To check how much space is being taken up by your MySQL binary logs, you can issue the following command via SSH as the "root" user:

echo "$(du -c /var/lib/mysql/mysql-bin.* | tail -1 | cut -f 1) $(df / | tail -1 | awk '{print $4}')" | awk '{printf "MySQL binlog consuming " "%3.2f Gigabytes of disk space:\n", $1 / 1024 / 1024; printf "%3.2f percent of total disk space\n", $1 / $2 *100}'

If this gives you a large number or percentage, you likely will want to purge these binary logs.

Purge and Prevent

If you want to purge the logs, you likely don't intend to have MySQL replication turned on, so you will want to turn off binary logging altogether. Please consult with your development team and system administration team before proceeding if you are unsure whether you need replication, however, replication is typically only used for highly customized, multi-server applications.

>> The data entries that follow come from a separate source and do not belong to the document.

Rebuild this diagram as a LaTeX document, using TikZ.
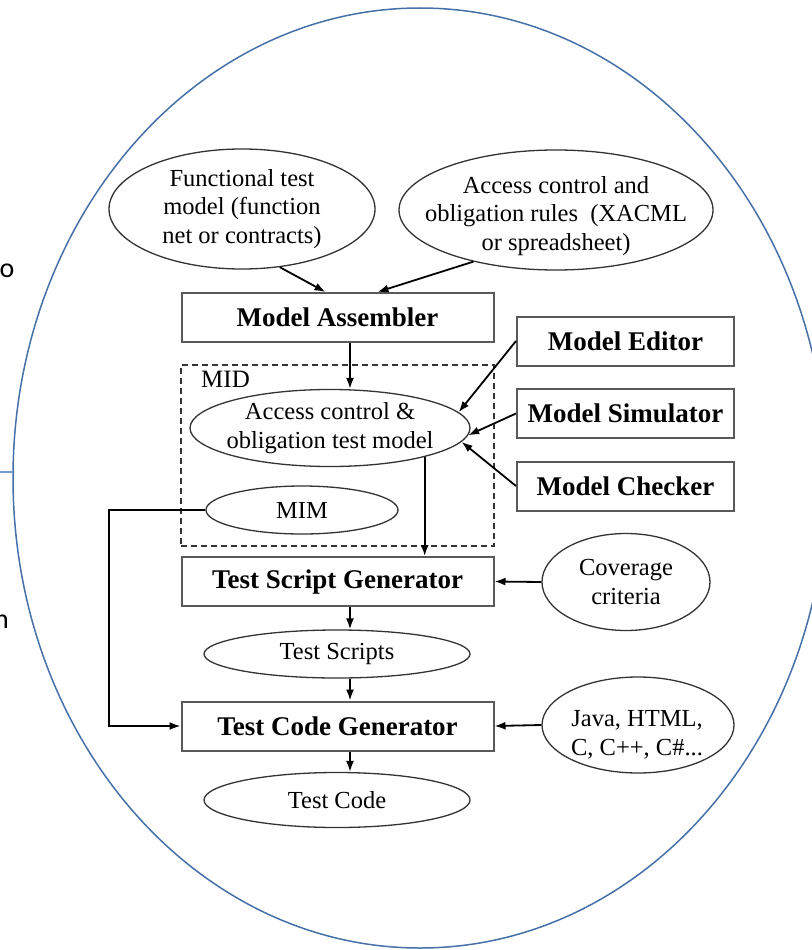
\documentclass[tikz,border=0pt]{standalone}
\usepackage{fontspec}
\setmainfont{Liberation Serif}
\newfontfamily\calib{Carlito}
\usetikzlibrary{shapes.geometric,arrows.meta}
\definecolor{ellblue}{RGB}{70,112,168}
\definecolor{lineblue}{RGB}{110,155,210}
\begin{document}
\begin{tikzpicture}[x=1pt,y=-1pt,
  ell/.style={ellipse,draw=black!80,line width=1.3pt,inner sep=0pt},
  txt/.style={inner sep=0pt,align=center,font=\fontsize{24.5}{28.5}\selectfont},
  box/.style={rectangle,draw=black!65,line width=2pt,inner sep=0pt,align=center,
              minimum height=49pt,font=\bfseries\fontsize{27}{30}\selectfont},
  arr/.style={-{Latex[length=11pt,width=8pt]},line width=1.8pt},
]
\useasboundingbox (0,0) rectangle (811,950);
% big ellipse and stray marks
\draw[ellblue,line width=1.5pt] (420,478) ellipse [x radius=407,y radius=470];
\coordinate (bl0) at (0,472);
\coordinate (bl1) at (13,472);
\draw[lineblue,line width=1.3pt] (bl0) -- (bl1);
\node[anchor=base east,inner sep=0pt,font=\calib\fontsize{28}{30}\selectfont] (so) at (14.5,277) {o};
\node[anchor=base east,inner sep=0pt,font=\calib\fontsize{28}{30}\selectfont] (sn) at (9,628) {n};

% top inputs
\node[ell,minimum width=266pt,minimum height=120pt] (fun) at (242,209) {};
\node[txt] at (fun) {Functional test\\model (function\\net or contracts)};
\node[ell,minimum width=314pt,minimum height=120pt] (acc) at (556,210) {};
\node[txt] at ([yshift=-6pt]acc.center) {Access control and\\obligation rules\ \ (XACML\\or spreadsheet)};

% boxes
\node[box,minimum width=312pt] (ma) at (337.5,317.5) {Model Assembler};
\node[box,minimum width=217pt] (me) at (625.5,341) {Model Editor};
\node[box,minimum width=217pt] (ms) at (625.5,413.5) {Model Simulator};
\node[box,minimum width=217pt] (mc) at (625.5,486) {Model Checker};

% MID
\node[draw=black!80,line width=1.6pt,dash pattern=on 6pt off 4pt,minimum width=313pt,minimum height=181pt,inner sep=0pt] (mid) at (337.5,455.5) {};
\node[anchor=base west,inner sep=0pt,font=\fontsize{25}{28}\selectfont] (midl) at (201,387) {MID};
\node[ell,minimum width=280pt,minimum height=77pt] (tm) at (330,428) {};
\node[txt] at (tm) {Access control \&\\obligation test model};
\node[ell,minimum width=192pt,minimum height=48pt] (mim) at (302,510) {};
\node[txt] at (mim) {MIM};

% generators
\node[box,minimum width=312pt] (tsg) at (337.5,581.5) {Test Script Generator};
\node[ell,minimum width=168pt,minimum height=97pt] (cov) at (626,582) {};
\node[txt] at (cov) {Coverage\\criteria};
\node[ell,minimum width=266pt,minimum height=48pt] (ts) at (337,654) {};
\node[txt] at (ts) {Test Scripts};
\node[box,minimum width=312pt] (tcg) at (337.5,726) {Test Code Generator};
\node[ell,minimum width=192pt,minimum height=96pt] (jav) at (638,725) {};
\node[txt] at ([xshift=-1pt,yshift=-10pt]jav.center) {Java, HTML,\\C, C++, C\#...};
\node[ell,minimum width=266pt,minimum height=55pt] (tc) at (337,800) {};
\node[txt] at (tc) {Test Code};

% connectors
\draw[arr] (fun.-57) -- ([xshift=-12pt]ma.north);
\draw[arr] (acc.-148) -- ([xshift=40pt]ma.north);
\draw[arr] ([xshift=12.5pt]ma.south) -- ([xshift=20pt]tm.north);
\draw[arr] (me.west) -- (tm.7);
\draw[arr] (ms.west) -- (tm.-3);
\draw[arr] (mc.west) -- (tm.-6);
\draw[arr] (tm.-17) -- (tm.-17 |- tsg.north);
\draw[arr] (mim.west) -- ++(-96,0) |- (tcg.west);
\draw[arr] (cov.west) -- (tsg.east);
\draw[arr] ([xshift=12.5pt]tsg.south) -- ([xshift=13pt]ts.north);
\draw[arr] ([xshift=13pt]ts.south) -- ([xshift=12.5pt]tcg.north);
\draw[arr] (jav.west) -- (tcg.east);
\draw[arr] ([xshift=12.5pt]tcg.south) -- ([xshift=13pt]tc.north);
\end{tikzpicture}
\end{document}
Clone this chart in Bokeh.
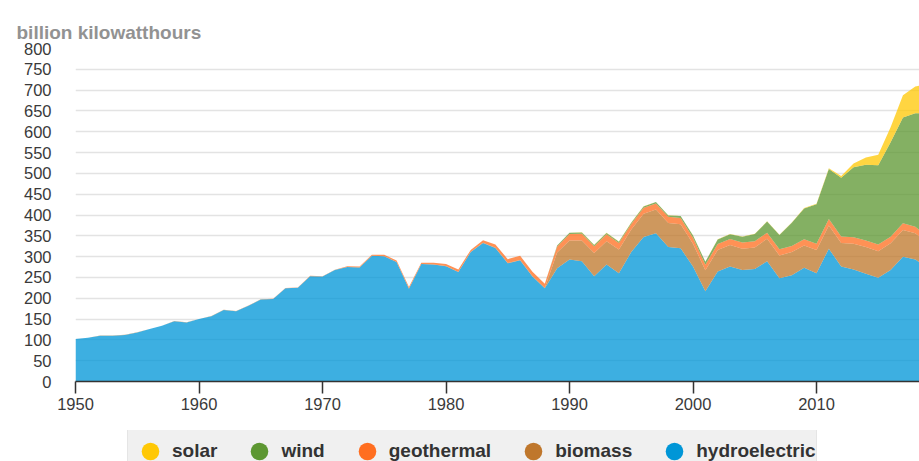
from bokeh.plotting import figure
from bokeh.layouts import column
from bokeh.models import (ColumnDataSource, Range1d, SingleIntervalTicker, FixedTicker,
                          LinearAxis, Legend, LegendItem, Title)
from bokeh.embed import file_html
from bokeh.resources import INLINE

years = list(range(1950, 2020))

hydroelectric = [102, 105, 110, 110, 112, 118, 126, 134, 145, 142,
                 150, 157, 172, 169, 182, 197, 198, 224, 225, 253,
                 252, 268, 275, 274, 302, 301, 287, 223, 282, 281,
                 277, 263, 311, 333, 321, 284, 291, 252, 224, 272,
                 293, 289, 253, 281, 260, 311, 347, 356, 323, 320,
                 276, 217, 264, 276, 268, 270, 289, 248, 255, 273,
                 260, 319, 276, 269, 259, 249, 268, 300, 293, 274]

biomass = [0.4, 0.4, 0.4, 0.4, 0.3, 0.3, 0.3, 0.2, 0.2, 0.2,
           0.1, 0.1, 0.1, 0.2, 0.2, 0.3, 0.3, 0.3, 0.3, 0.3,
           0.2, 0.2, 0.2, 0.2, 0.2, 0.2, 0.2, 0.2, 0.2, 0.3,
           0.3, 0.3, 0.3, 0.4, 0.5, 0.6, 0.7, 0.7, 0.8, 38,
           46, 50, 56, 56, 57, 54, 56, 57, 58, 58,
           55, 50, 52, 52, 51, 52, 54, 55, 56, 54,
           56, 56, 57, 62, 64, 64, 64, 64, 63, 58]

geothermal = [0, 0, 0, 0, 0, 0, 0, 0, 0, 0,
              0.03, 0.1, 0.1, 0.2, 0.2, 0.2, 0.2, 0.3, 0.4, 0.6,
              0.5, 0.5, 1.5, 2.0, 2.5, 3.2, 3.6, 3.6, 3.0, 3.9,
              5.1, 5.7, 4.8, 6.1, 7.7, 9.3, 10.3, 10.8, 10.3, 14.6,
              15.4, 16.0, 16.1, 16.8, 15.5, 13.4, 14.3, 14.7, 14.8, 14.8,
              14.1, 13.7, 14.5, 14.4, 14.8, 14.7, 14.6, 14.6, 14.8, 15.0,
              15.2, 15.3, 15.6, 15.8, 15.9, 15.9, 15.8, 15.9, 16.0, 15.5]

wind = [0, 0, 0, 0, 0, 0, 0, 0, 0, 0,
        0, 0, 0, 0, 0, 0, 0, 0, 0, 0,
        0, 0, 0, 0, 0, 0, 0, 0, 0, 0,
        0, 0, 0, 0.003, 0.006, 0.006, 0.004, 0.004, 0.0, 2.1,
        2.8, 2.9, 2.9, 3.0, 3.4, 3.2, 3.2, 3.3, 3.0, 4.5,
        5.6, 6.7, 10.4, 11.2, 14.1, 17.8, 26.6, 34.5, 55.4, 73.9,
        94.7, 120.2, 140.8, 167.8, 181.7, 190.7, 226.9, 254.3, 272.7, 295.9]

solar = [0, 0, 0, 0, 0, 0, 0, 0, 0, 0,
         0, 0, 0, 0, 0, 0, 0, 0, 0, 0,
         0, 0, 0, 0, 0, 0, 0, 0, 0, 0,
         0, 0, 0, 0, 0.003, 0.01, 0.02, 0.01, 0.01, 0.3,
         0.4, 0.5, 0.4, 0.5, 0.5, 0.5, 0.5, 0.5, 0.5, 0.5,
         0.5, 0.5, 0.6, 0.5, 0.6, 0.6, 0.5, 0.6, 0.9, 0.9,
         1.2, 1.8, 4.3, 9.0, 17.7, 24.9, 36.1, 53.3, 63.8, 72.2]

stack_order = ["hydroelectric", "biomass", "geothermal", "wind", "solar"]
stack_colors = ["#0096d7", "#bf772c", "#ff6e20", "#5d9732", "#ffc805"]

legend_names = ["solar", "wind", "geothermal", "biomass", "hydroelectric"]
legend_colors = ["#ffc805", "#5d9732", "#ff6e20", "#bf772c", "#0096d7"]

source = ColumnDataSource(dict(year=years, hydroelectric=hydroelectric, biomass=biomass,
                               geothermal=geothermal, wind=wind, solar=solar))

FONT = "Liberation Sans"

p = figure(width=919, height=430, output_backend="svg", toolbar_location=None,
           x_range=Range1d(1950, 2018.34), y_range=Range1d(0, 800),
           min_border_left=75, min_border_right=0, min_border_top=48, min_border_bottom=49)
p.outline_line_color = None
p.background_fill_color = "white"
p.border_fill_color = "white"

p.title = Title(text="billion kilowatthours", align="left", offset=-59,
                text_font=FONT, text_font_size="19px", text_font_style="bold",
                text_color="#929292", standoff=12)

# invisible spacer between the title and the plot area
spacer = LinearAxis(ticker=FixedTicker(ticks=[]), axis_line_color=None,
                    major_tick_line_color=None, minor_tick_line_color=None,
                    major_tick_in=0, major_tick_out=12, minor_tick_in=0, minor_tick_out=0,
                    major_label_standoff=0, axis_label_standoff=0)
p.add_layout(spacer, "above")

p.varea_stack(stack_order, x="year", fill_color=stack_colors, fill_alpha=0.76, source=source)

p.xgrid.visible = False
p.ygrid.grid_line_color = "#e3e3e3"
p.ygrid.grid_line_width = 1.5

p.yaxis.ticker = SingleIntervalTicker(interval=50, num_minor_ticks=0)
p.yaxis.axis_line_color = None
p.yaxis.major_tick_line_color = None
p.yaxis.minor_tick_line_color = None
p.yaxis.major_tick_in = 0
p.yaxis.major_tick_out = 0
p.yaxis.major_label_standoff = 24
p.yaxis.major_label_text_font = FONT
p.yaxis.major_label_text_font_size = "16.5px"
p.yaxis.major_label_text_color = "#3a3a3a"

xax = p.below[0]
xax.ticker = SingleIntervalTicker(interval=10, num_minor_ticks=0)
xax.axis_line_color = "#333333"
xax.axis_line_width = 1.5
xax.major_tick_line_color = "#333333"
xax.major_tick_line_width = 1.5
xax.minor_tick_line_color = None
xax.major_tick_in = 0
xax.major_tick_out = 12
xax.major_label_standoff = 4
xax.major_label_text_font = FONT
xax.major_label_text_font_size = "16.5px"
xax.major_label_text_color = "#3a3a3a"

# legend strip below the chart (the reference shows only its upper part)
q = figure(width=919, height=31, output_backend="svg", toolbar_location=None,
           x_range=Range1d(0, 1), y_range=Range1d(0, 1),
           x_axis_location=None, y_axis_location=None,
           min_border_left=0, min_border_right=0, min_border_top=0, min_border_bottom=0)
q.outline_line_color = None
q.xgrid.visible = False
q.ygrid.visible = False
q.background_fill_color = "white"
q.border_fill_color = "white"

items = []
for name, col in zip(legend_names, legend_colors):
    # legend swatch renderer: a single point placed outside the visible range
    r = q.scatter(x=[-10], y=[-10], marker="circle", size=10, fill_color=col, line_color=None)
    items.append(LegendItem(label=name, renderers=[r]))

legend = Legend(items=items, orientation="horizontal", location=(52, -13),
                glyph_width=44, glyph_height=44, label_standoff=0, spacing=20,
                padding=0, margin=0,
                label_text_font=FONT, label_text_font_style="bold",
                label_text_font_size="19px", label_text_color="#333333",
                background_fill_color="#f0f0f0", background_fill_alpha=1.0,
                border_line_color="#d9d9d9", border_line_width=1)
q.add_layout(legend)

layout = column(p, q, spacing=0)

open("out.html", "w").write(file_html(layout, INLINE))
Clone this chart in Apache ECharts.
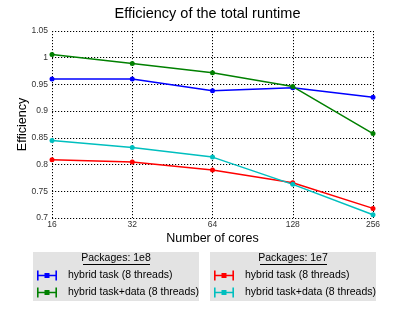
<!DOCTYPE html>
<html><head><meta charset="utf-8">
<script src="https://cdn.jsdelivr.net/npm/echarts@6/dist/echarts.min.js"></script>
<style>html,body{margin:0;padding:0;background:#fff}#c{width:415px;height:312px}</style>
</head><body><div id="c"></div>
<script>
const cores = [16, 32, 64, 128, 256];
const yTicks = [0.7, 0.75, 0.8, 0.85, 0.9, 0.95, 1, 1.05];
const task1e8 = [0.960, 0.960, 0.938, 0.944, 0.926];
const taskData1e8 = [1.006, 0.989, 0.972, 0.946, 0.858];
const task1e7 = [0.809, 0.805, 0.790, 0.766, 0.718];
const taskData1e7 = [0.845, 0.832, 0.814, 0.763, 0.706];
const names = ['hybrid task (8 threads)', 'hybrid task+data (8 threads)'];
const groups = ['Packages: 1e8', 'Packages: 1e7'];

const FONT = 'Liberation Sans';
const icon = 'path://M0,4.2h20v1.6h-20z M0,0h1.6v10h-1.6z M18.4,0h1.6v10h-1.6z M7.5,2.5h5v5h-5z';
function pts(arr){ return cores.map((c,i)=>[c, arr[i]]); }
function mk(name, color, arr, id){
  return {name: name, id: id, type:'line', data: pts(arr), symbol:'circle', symbolSize:5,
    lineStyle:{color:color, width:1.5}, itemStyle:{color:color}, emphasis:{disabled:true}, z:3};
}
const chart = echarts.init(document.getElementById('c'), null, {renderer:'canvas'});
const dotted = {type:[1.2,1.8], color:'#000', width:1};
const legendBase = {orient:'vertical', top:270, itemWidth:20, itemHeight:10, itemGap:6,
  backgroundColor:'transparent', padding:0, selectedMode:false,
  textStyle:{fontFamily:FONT, fontSize:10.5, color:'#000', padding:[0,0,0,6]}};
chart.setOption({
  animation:false,
  textStyle:{fontFamily:FONT},
  title:{text:'Efficiency of the total runtime', left:'center', top:1,
    textStyle:{fontFamily:FONT, fontSize:14.5, fontWeight:'normal', color:'#000'}},
  grid:{left:52, right:42, top:31, bottom:94},
  xAxis:{type:'log', logBase:2, min:16, max:256, name:'Number of cores', nameLocation:'middle', nameGap:14,
    nameMoveOverlap:false,
    nameTextStyle:{fontFamily:FONT, fontSize:12.5, color:'#000'},
    axisLine:{show:false}, axisTick:{show:false},
    axisLabel:{fontFamily:FONT, fontSize:8.5, color:'#333', margin:2, formatter:v=>String(Math.round(v))},
    splitLine:{show:true, lineStyle:dotted}},
  yAxis:{type:'value', min:0.7, max:1.05, interval:0.05, name:'Efficiency', nameLocation:'middle', nameGap:23,
    nameMoveOverlap:false,
    nameTextStyle:{fontFamily:FONT, fontSize:12.5, color:'#000'},
    axisLine:{show:false}, axisTick:{show:false},
    axisLabel:{fontFamily:FONT, fontSize:8.5, color:'#333', margin:4, formatter:v=>String(parseFloat(v.toFixed(2)))},
    splitLine:{show:true, lineStyle:dotted}},
  legend:[
    Object.assign({}, legendBase, {left:37, data:[{name:names[0]+' ', icon:icon},{name:names[1]+' ', icon:icon}]}),
    Object.assign({}, legendBase, {left:214, data:[{name:names[0], icon:icon},{name:names[1], icon:icon}]})
  ],
  graphic:[
    {type:'rect', z:-10, shape:{x:33, y:252, width:166, height:49}, style:{fill:'#e3e3e3'}},
    {type:'rect', z:-10, shape:{x:210, y:252, width:166, height:49}, style:{fill:'#e3e3e3'}},
    {type:'text', z:10, x:116, y:258, style:{text:groups[0], fontFamily:FONT, fontSize:10.5, fill:'#000', align:'center', verticalAlign:'middle'}},
    {type:'line', z:10, shape:{x1:83, y1:264.5, x2:150, y2:264.5}, style:{stroke:'#000', lineWidth:1}},
    {type:'text', z:10, x:293, y:258, style:{text:groups[1], fontFamily:FONT, fontSize:10.5, fill:'#000', align:'center', verticalAlign:'middle'}},
    {type:'line', z:10, shape:{x1:260, y1:264.5, x2:327, y2:264.5}, style:{stroke:'#000', lineWidth:1}}
  ],
  series:[
    mk(names[0]+' ', '#0000ff', task1e8, 'a'),
    mk(names[1]+' ', '#008000', taskData1e8, 'b'),
    mk(names[0], '#ff0000', task1e7, 'c'),
    mk(names[1], '#00bfbf', taskData1e7, 'd')
  ]
});
</script></body></html>
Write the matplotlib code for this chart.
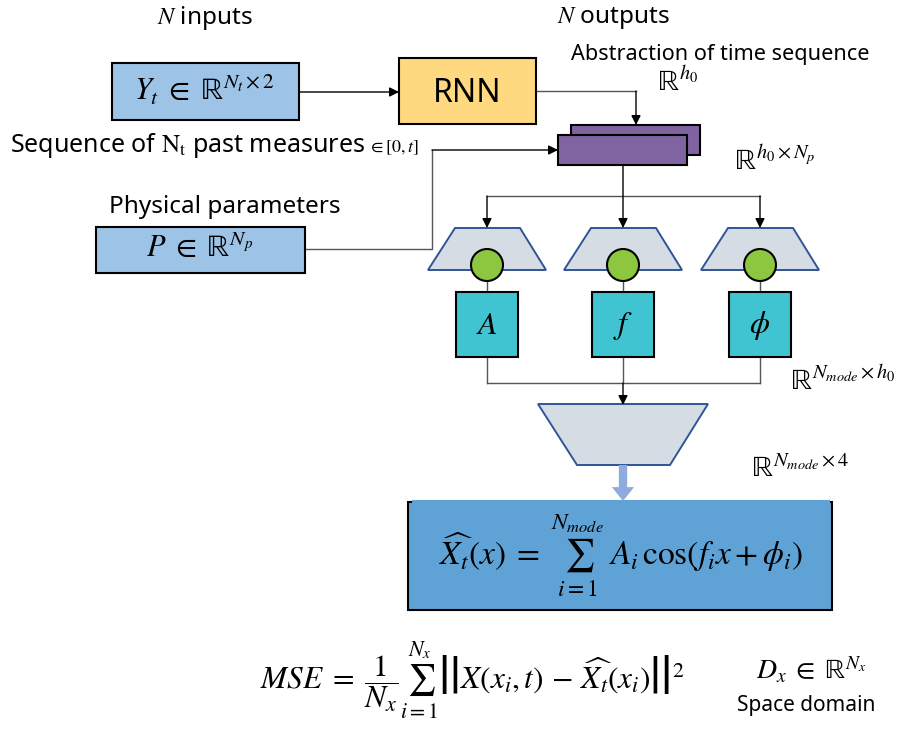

To purge the binary logs, which will free up all of the space which was shown in the "checking" command above, and also prevent MySQL from writing these binary logs in the future, you can run the following command via SSH as the "root" user:

my -e "purge binary logs before '$(date "+%F %T")'" && sed -i.$(date +%s).bak -e "/^binlog_format\|^log-bin/s/^/#/" /etc/my.cnf && /etc/init.d/mysqld restart

The above command may take several moments to complete, depending on how large these logs have grown. Checking your available disk space now with the df -h command should confirm that your disk space issues are resolved, if the binary logs were indeed the primary culprit on your server.